Donald Trump veut racheter le Groenland : une idée déjà émise par Harry Truman en... 1946
Le Groenland comme nouvel Etat américain ? Une vieille idée assurément. Donald Trump a beau avoir proposé à deux reprises - en 2019 et en 2024 - de racheter ce territoire de 2 millions de km² grand comme quatre fois la France, il n’est pas le premier président américain à y avoir pensé. En 1946, le démocrate Harry Truman proposait déjà 100 millions de dollars en lingots d’or au Danemark pour l’acquérir. Pourquoi une telle offre ? Les autorités militaires y étaient favorables. A l’époque, elles considéraient même la transaction comme une nécessité. L'achat du Groenland donnait en effet aux Etats-Unis la possibilité de construire des bases militaires permettant de contrer les éventuelles attaques de bombardiers soviétiques.
Le site de l’agence Associated Press dévoile quelques détails de l’histoire, à partir de documents déclassifiés. "En fait, l'une des solutions envisagées était que les Etats-Unis échangent des terres situées dans le district de Point Barrow, en Alaska, contre les parties du Groenland qu'ils considéraient comme ayant une valeur militaire. Dans le cadre de ce plan, les Danois auraient reçu les droits sur le pétrole découvert et auraient dû le vendre aux Etats-Unis".
Le secrétaire d'Etat James Byrnes fait part de cette offre au ministre danois des Affaires étrangères Gustav Rasmussen, en visite à New York le 14 décembre 1946. Mais elle n’a pas l’effet escompté : "Nos besoins ... ont semblé choquer Rasmussen, mais il n'a pas rejeté catégoriquement mes suggestions et a dit qu'il étudierait un mémorandum que je lui ai remis", témoigne James Byrnes.
Près de 80 ans plus tard, Marc Thiessen, directeur de la rédaction des discours à la Maison-Blanche (2007–2009) continue de croire que le Danemark a fait ce jour-là une erreur magistrale. "En 1967, la découverte de pétrole la plus riche de l'histoire des Etats-Unis a eu lieu dans la région de Point Barrow. Mauvaise décision, Danemark ! Triste !", écrit-il dans une analyse datée de 2019, qui circule à nouveau sur les réseaux sociaux.
Acheter... ou louer
Mais le "non" danois est surtout un frein à l’ambition des Etats-Unis. Comme le rappelle Marc Thiessen, le Groenland dispose de vastes richesses en minéraux, des ressources que le Danemark n'a pas pu ou voulu exploiter : zinc, plomb, or, diamants, cuivre et uranium. Cette zone est également intéressante en raison de ses éléments de terres rares, actuellement fournis aux Etats-Unis par la Chine.

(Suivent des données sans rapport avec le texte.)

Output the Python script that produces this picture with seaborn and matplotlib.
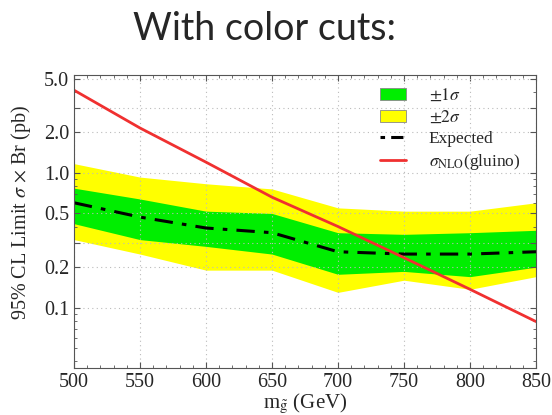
import numpy as np
import pandas as pd
import matplotlib
matplotlib.use("Agg")
import matplotlib.pyplot as plt
import matplotlib.ticker as mticker
from matplotlib.patches import Patch
from matplotlib.lines import Line2D
import seaborn as sns

mass = [500, 550, 600, 650, 700, 750, 800, 850]
expected = [0.60, 0.47, 0.39, 0.36, 0.26, 0.25, 0.25, 0.26]
one_sig_lo = [0.42, 0.32, 0.285, 0.25, 0.177, 0.186, 0.17, 0.20]
one_sig_hi = [0.77, 0.64, 0.52, 0.50, 0.36, 0.35, 0.36, 0.375]
two_sig_lo = [0.32, 0.25, 0.19, 0.19, 0.13, 0.16, 0.137, 0.17]
two_sig_hi = [1.17, 0.93, 0.83, 0.76, 0.55, 0.52, 0.52, 0.60]
sigma_nlo = [4.1, 2.15, 1.2, 0.66, 0.40, 0.235, 0.137, 0.079]

df = pd.DataFrame({"mass": mass, "expected": expected, "nlo": sigma_nlo})

sns.set_style("ticks")
plt.rcParams["font.family"] = ["Liberation Serif", "DejaVu Serif"]
plt.rcParams["mathtext.fontset"] = "stix"

fig = plt.figure(figsize=(5.52, 4.15), dpi=100)
ax = fig.add_axes([0.134, 0.113, 0.837, 0.706])

ax.fill_between(mass, two_sig_lo, two_sig_hi, color="#ffff00", lw=0, zorder=1)
ax.fill_between(mass, one_sig_lo, one_sig_hi, color="#00ee00", lw=0, zorder=2)
sns.lineplot(data=df, x="mass", y="expected", ax=ax, color="black", lw=2.2,
             linestyle=(0, (6, 3, 1.5, 3)), zorder=3)
sns.lineplot(data=df, x="mass", y="nlo", ax=ax, color="#f03030", lw=2, zorder=4)

ax.set_yscale("log")
ax.set_xlim(500, 850)
ax.set_ylim(0.0357, 5.3)
ax.set_xticks(mass)
ax.xaxis.set_minor_locator(mticker.MultipleLocator(10))
yt = [0.1, 0.2, 0.3, 0.5, 1.0, 2.0, 3.0, 5.0]
ax.set_yticks(yt)
ax.set_yticklabels(["0.1", "0.2", "", "0.5", "1.0", "2.0", "", "5.0"])
ax.yaxis.set_minor_locator(mticker.LogLocator(subs=np.arange(1, 10) * 1.0))
ax.yaxis.set_minor_formatter(mticker.NullFormatter())
ax.tick_params(which="both", direction="in", top=True, right=True,
               labelsize=14.5, color="#555555")
ax.tick_params(which="major", length=4)
ax.tick_params(which="minor", length=2)
ax.grid(True, which="major", color="#bbbbbb", linestyle=(0, (1, 3)), lw=0.8)
ax.set_axisbelow(False)
for s in ax.spines.values():
    s.set_color("#555555")
    s.set_zorder(5)

ax.set_xlabel(r"m$_{\tilde{\mathrm{g}}}$ (GeV)", fontsize=15, labelpad=0)
ax.set_ylabel(r"95% CL Limit $\sigma$ $\times$ Br (pb)", fontsize=14.5)
ax.yaxis.set_label_coords(-0.088, 0.532)

handles = [
    Patch(facecolor="#00ee00", edgecolor="#888888", lw=0.6),
    Patch(facecolor="#ffff00", edgecolor="#888888", lw=0.6),
    Line2D([], [], color="black", lw=2.2, linestyle=(0, (1.5, 2, 4, 2))),
    Line2D([], [], color="#f03030", lw=2),
]
labels = [r"$\pm 1\sigma$", r"$\pm 2\sigma$", "Expected", r"$\sigma_{\mathrm{NLO}}$(gluino)"]
ax.legend(handles, labels, loc="upper right", bbox_to_anchor=(1.0, 1.01),
          frameon=False, fontsize=12.5, handlelength=1.5, handletextpad=1.3,
          labelspacing=0.3)

fig.text(0.48, 0.93, "With color cuts:", ha="center", va="center",
         fontsize=27, family=["Lato", "DejaVu Sans"])

fig.savefig("out.png", dpi=100)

"En achetant le Groenland, nous aurions le contrôle de ces minerais d'importance stratégique. Sur le plan militaire, cela permettrait d'écarter la Chine et la Russie, qui ont toutes deux ciblé agressivement l'Arctique en y installant des bases, des stations de recherche scientifique et des investissements stratégiques", détaille l'expert.
Bien sûr, ce sympathisant de Donald Trump ne dira pas un mot sur les conséquences environnementales de l’exploitation économique du Groenland ou sur la légitimité des Etats-Unis à revendiquer un territoire de plus. Dans son édito, il rappelle au contraire les nombreuses acquisitions de territoires effectuées par les Etats-Unis à coups de dollars, comme l’achat en 1867 de l’Alaska à la Russie pour un peu plus de 7 millions de dollars. Le Danemark refuse, pour l’instant, toute proposition de ce style. Mais il pourrait finir par céder un jour, se disent les pro-Trump. Très pragmatique, l’un d’entre eux conclut : si on ne peut pas acheter le Groenland, on peut sans doute le louer.